Someday, these events will be written down in history books and taught to our children, grandchildren, great-children and so on. Years from now, these dates will appear under the Almanac on The Dominion Post’s weather page.
First, a global pandemic. An unexpected sickness that ravaged the world. Case studies will track these early months — spread, response, deaths — and show what went wrong and what went right. There will be entire books dedicated to all the things we don’t know now. Biographies of the lost and memoirs of the survivors will stock bookstore shelves.
Now, the protests sparked by George Floyd’s death. Peaceful or violent, demonstrations erupted across the nation after a white officer kneeled on a black man’s neck for eight minutes, three of which Floyd was unresponsive. Floyd’s cries of “I can’t breathe” were the straw that broke the camel’s back after a series of incidents where unarmed black individuals were killed.
There will be more to say about this later, as we sort through personal accounts and official statements and more information comes to light.

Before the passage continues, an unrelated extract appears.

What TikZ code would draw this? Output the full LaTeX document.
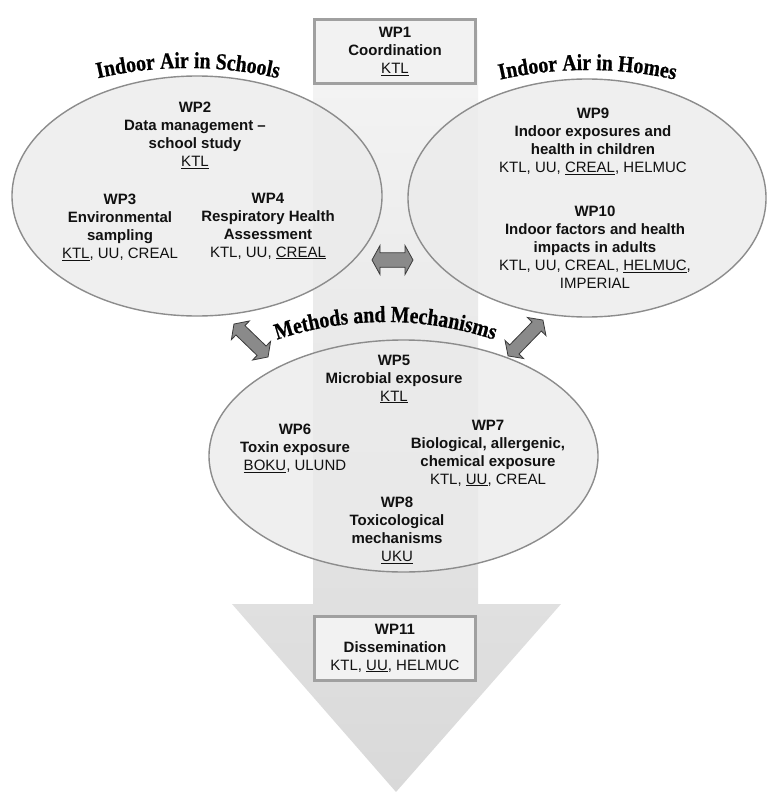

In the meantime, we are in that uncomfortable place of both living through and bearing witness to history.
We all lived — and continue to live — under the stress of the coronavirus pandemic. We are mentally, emotionally and physically exhausted. Even as strict guidelines ease and we take tentative steps toward a new normal, the uncertainty of the future looms dark and menacing on the horizon. So even as we begin to rebuild our lives, we keep one wary eye on the potential consequences.
Some have an added burden — they are living under the constant stress of a national system that discriminates against them and has for centuries. Their exhaustion is generational, passed from parent to child again and again in tales of what to do and what not to do in order to come safely home every day.
Whether or not this is our fight, whether or not we stand for or against, we have the responsibility to bear witness as history is made. We may be at the beginning of another civil rights movement, one that seeks to have unfulfilled promises kept. Here in the moment, it’s hard to tell if the protests and riots of the past week are a pebble thrown into the river of time or a boulder that changes the course of history.
Even though we are tired, both in our bones and in our souls, we must bear honest witness. Even if we don’t actively participate, we must watch, as painful as that can be. Because someday, our children or grandchildren will sit on our laps and ask us what happened. And it will be our responsibility to tell them.
Whether we marched or protested, whether we spoke out or remained quiet, whether we agreed or disagreed, we will be the ones to remember the things the records don’t say. We are America’s memory, and that is why we must bear witness.